● PROBLEM STATEMENT:
Output the full listing below exactly as it reads, and skip anything that is a picture.

● AVAILABLE DATA:
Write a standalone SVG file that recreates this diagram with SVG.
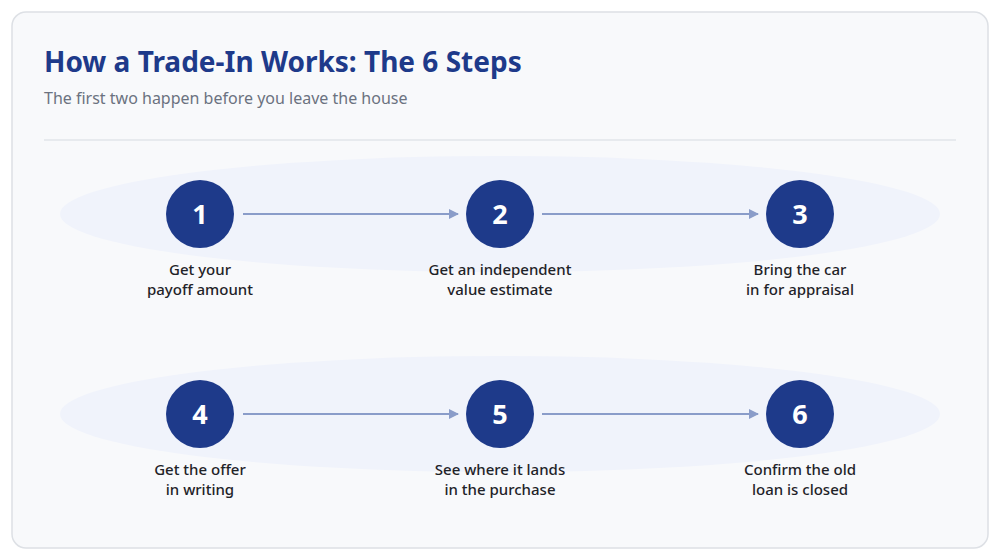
<svg xmlns="http://www.w3.org/2000/svg" width="1000" height="560" viewBox="0 0 1000 560">
<style>
.title{font-family:"Noto Sans","Open Sans",sans-serif;font-weight:700;font-size:28px;fill:#1e3a8a}
.sub{font-family:"Noto Sans","Open Sans",sans-serif;font-size:16px;fill:#6b7280}
.band{fill:#f0f3fb}
.dot{fill:#1e3a8a}
.num{font-family:"Noto Sans","Open Sans",sans-serif;font-weight:700;font-size:27px;fill:#ffffff;text-anchor:middle}
.lbl{font-family:"Noto Sans","Open Sans",sans-serif;font-weight:500;font-size:15px;fill:#1f2328;text-anchor:middle}
.conn{stroke:#8a9cc9;stroke-width:2;fill:none;marker-end:url(#ah)}
</style>
<defs>
<marker id="ah" viewBox="0 0 10 10" refX="9" refY="5" markerWidth="5" markerHeight="5" orient="auto" markerUnits="strokeWidth">
<path d="M0,0 L10,5 L0,10 z" fill="#8a9cc9"/>
</marker>
</defs>
<rect x="12" y="12" width="976" height="536" rx="14" fill="#f8f9fb" stroke="#dde0e5" stroke-width="1.5"/>
<text class="title" x="44" y="72">How a Trade-In Works: The 6 Steps</text>
<text class="sub" x="44" y="104">The first two happen before you leave the house</text>
<line x1="44" y1="140" x2="956" y2="140" stroke="#e2e5ea" stroke-width="1.5"/>
<ellipse class="band" cx="500" cy="214" rx="440" ry="58"/>
<ellipse class="band" cx="500" cy="414" rx="440" ry="58"/>
<g id="connectors">
<line class="conn" x1="243" y1="214" x2="458" y2="214"/>
<line class="conn" x1="542" y1="214" x2="758" y2="214"/>
<line class="conn" x1="243" y1="414" x2="458" y2="414"/>
<line class="conn" x1="542" y1="414" x2="758" y2="414"/>
</g>
<g id="step1"><circle class="dot" cx="200" cy="214" r="34"/><text class="num" x="200" y="224">1</text><text class="lbl" x="200" y="275">Get your</text><text class="lbl" x="200" y="295">payoff amount</text></g>
<g id="step2"><circle class="dot" cx="500" cy="214" r="34"/><text class="num" x="500" y="224">2</text><text class="lbl" x="500" y="275">Get an independent</text><text class="lbl" x="500" y="295">value estimate</text></g>
<g id="step3"><circle class="dot" cx="800" cy="214" r="34"/><text class="num" x="800" y="224">3</text><text class="lbl" x="800" y="275">Bring the car</text><text class="lbl" x="800" y="295">in for appraisal</text></g>
<g id="step4"><circle class="dot" cx="200" cy="414" r="34"/><text class="num" x="200" y="424">4</text><text class="lbl" x="200" y="475">Get the offer</text><text class="lbl" x="200" y="495">in writing</text></g>
<g id="step5"><circle class="dot" cx="500" cy="414" r="34"/><text class="num" x="500" y="424">5</text><text class="lbl" x="500" y="475">See where it lands</text><text class="lbl" x="500" y="495">in the purchase</text></g>
<g id="step6"><circle class="dot" cx="800" cy="414" r="34"/><text class="num" x="800" y="424">6</text><text class="lbl" x="800" y="475">Confirm the old</text><text class="lbl" x="800" y="495">loan is closed</text></g>
</svg>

● WRITTEN RESPONSE:
Write a standalone SVG file that recreates this diagram with SVG.
<svg xmlns="http://www.w3.org/2000/svg" width="1000" height="560" viewBox="0 0 1000 560">
<style>
.title{font-family:"Noto Sans","Open Sans",sans-serif;font-weight:700;font-size:28px;fill:#1e3a8a}
.sub{font-family:"Noto Sans","Open Sans",sans-serif;font-size:16px;fill:#6b7280}
.band{fill:#f0f3fb}
.dot{fill:#1e3a8a}
.num{font-family:"Noto Sans","Open Sans",sans-serif;font-weight:700;font-size:27px;fill:#ffffff;text-anchor:middle}
.lbl{font-family:"Noto Sans","Open Sans",sans-serif;font-weight:500;font-size:15px;fill:#1f2328;text-anchor:middle}
.conn{stroke:#8a9cc9;stroke-width:2;fill:none;marker-end:url(#ah)}
</style>
<defs>
<marker id="ah" viewBox="0 0 10 10" refX="9" refY="5" markerWidth="5" markerHeight="5" orient="auto" markerUnits="strokeWidth">
<path d="M0,0 L10,5 L0,10 z" fill="#8a9cc9"/>
</marker>
</defs>
<rect x="12" y="12" width="976" height="536" rx="14" fill="#f8f9fb" stroke="#dde0e5" stroke-width="1.5"/>
<text class="title" x="44" y="72">How a Trade-In Works: The 6 Steps</text>
<text class="sub" x="44" y="104">The first two happen before you leave the house</text>
<line x1="44" y1="140" x2="956" y2="140" stroke="#e2e5ea" stroke-width="1.5"/>
<ellipse class="band" cx="500" cy="214" rx="440" ry="58"/>
<ellipse class="band" cx="500" cy="414" rx="440" ry="58"/>
<g id="connectors">
<line class="conn" x1="243" y1="214" x2="458" y2="214"/>
<line class="conn" x1="542" y1="214" x2="758" y2="214"/>
<line class="conn" x1="243" y1="414" x2="458" y2="414"/>
<line class="conn" x1="542" y1="414" x2="758" y2="414"/>
</g>
<g id="step1"><circle class="dot" cx="200" cy="214" r="34"/><text class="num" x="200" y="224">1</text><text class="lbl" x="200" y="275">Get your</text><text class="lbl" x="200" y="295">payoff amount</text></g>
<g id="step2"><circle class="dot" cx="500" cy="214" r="34"/><text class="num" x="500" y="224">2</text><text class="lbl" x="500" y="275">Get an independent</text><text class="lbl" x="500" y="295">value estimate</text></g>
<g id="step3"><circle class="dot" cx="800" cy="214" r="34"/><text class="num" x="800" y="224">3</text><text class="lbl" x="800" y="275">Bring the car</text><text class="lbl" x="800" y="295">in for appraisal</text></g>
<g id="step4"><circle class="dot" cx="200" cy="414" r="34"/><text class="num" x="200" y="424">4</text><text class="lbl" x="200" y="475">Get the offer</text><text class="lbl" x="200" y="495">in writing</text></g>
<g id="step5"><circle class="dot" cx="500" cy="414" r="34"/><text class="num" x="500" y="424">5</text><text class="lbl" x="500" y="475">See where it lands</text><text class="lbl" x="500" y="495">in the purchase</text></g>
<g id="step6"><circle class="dot" cx="800" cy="414" r="34"/><text class="num" x="800" y="424">6</text><text class="lbl" x="800" y="475">Confirm the old</text><text class="lbl" x="800" y="495">loan is closed</text></g>
</svg>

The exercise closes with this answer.